Punctuation, on the other hand, is (http://www.unicode.org/faq/punctuation_symbols.html):

  Punctuation marks are standardized marks or signs used to 
  clarify the meaning and separate structural units of text.

Based on these definitions, the apostrophe seen in contractions and possessives is definitely punctuation, not a modifier letter. Modifier letters indicate some effect on sound or pronunciation, either modifying an adjacent letter or having a sound on their own. U+02BC (MODIFIER LETTER APOSTROPHE) is such an example, being used to indicate a glottal stop.

Apostrophes used in contractions and possessives, however, have no effect on pronunciation; instead, just as in the definition of punctuation, they are used to "clarify the meaning and separate structural units of text."

  But we shouldn’t be perpetuating this problem. When a 
  programmer is writing a regex that can match text in 
  Chinese, Arabic, or any other human language supported by 
  Unicode, they shouldn’t have to add an exception for 
  English.

Thinking that it's possible to do text processing in a language or writing system neutral way is a fallacy. Unicode simply provides an encoding that allows all of these writing systems in a single document, plus a number of algorithms that are designed to be fairly reasonable across the entire encoding, but which cannot be correct for all languages and writing systems without specific tailoring.

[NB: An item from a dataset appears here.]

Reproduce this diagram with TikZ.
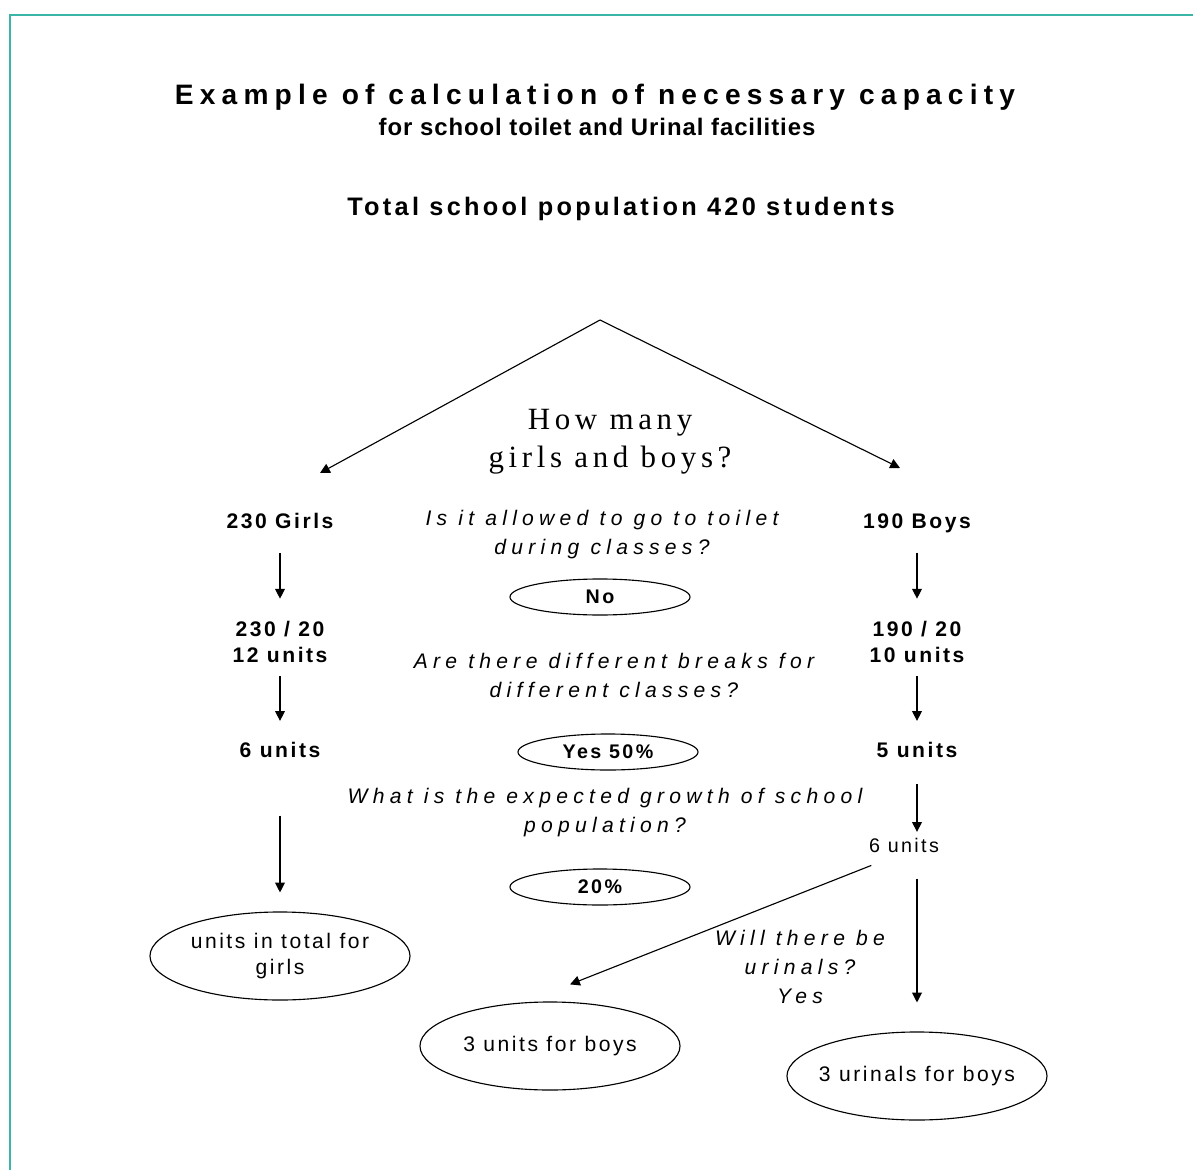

Many writing systems do not use spaces between words. Any form of word segmentation for these writing systems will necessarily be language specific, generally involving dictionaries. Using a regex like \w+ on Chinese or Thai text is fairly meaningless, as it will generally match an entire sentence at a time, rather than actually matching a single word.

  For godsake, apostrophes are not closing quotation marks!

No, they are not. However, they also aren't modifier letters. If you wanted to provide a distinction for the purposes mentioned here, you would probably need to add a new, distinct punctuation character "curly apostrophe" or something of the sort (since the ASCII range apostrophe can't be reused due to its overloaded meaning). However, even if you did that, you would still need to deal with all of the legacy documents which use ASCII apostrophe and closing quotation marks; you wouldn't actually be able to simplify the implementation by making the assumptions that a closing quotation mark was always actually closing a quotation.

Now having three different characters that looked identical (the modifier letter apostrophe, the closing quotation mark, and the punctuation apostrophe) would additionally add to confusion.

Even if you didn't introduce a new character, and instead used the modifier letter apostrophe as a punctuation apostrophe, you would still have all of the problems with legacy documents; it would take years for this change to make it's way through all of the various word processing programs and text editors, even after it had there would be existing documents using the old conventions, etc.

In short, text processing is hard, because text conventions were designed for human readers who know the language, not computers trying to process text in a language-independent way, and they were designed either through handwriting or manual typesetting, not keyboard entry. You are never going to achieve a perfect text processing model that can handle all of the world's languages simply by using particular global Unicode properties of characters and applying a simple algorithm or categorization on them. A lot of text processing will need to be contextual, language (and locale) specific, and involve dictionaries.

I don't think that switching from the punctuation closing quote character to the modifier letter apostrophe for the punctuation apostrophe is likely to help much; and the confusion caused by nearly 20 years of documents that follow the existing conventions and so having to support both conventions is likely to make the situation much worse, not better.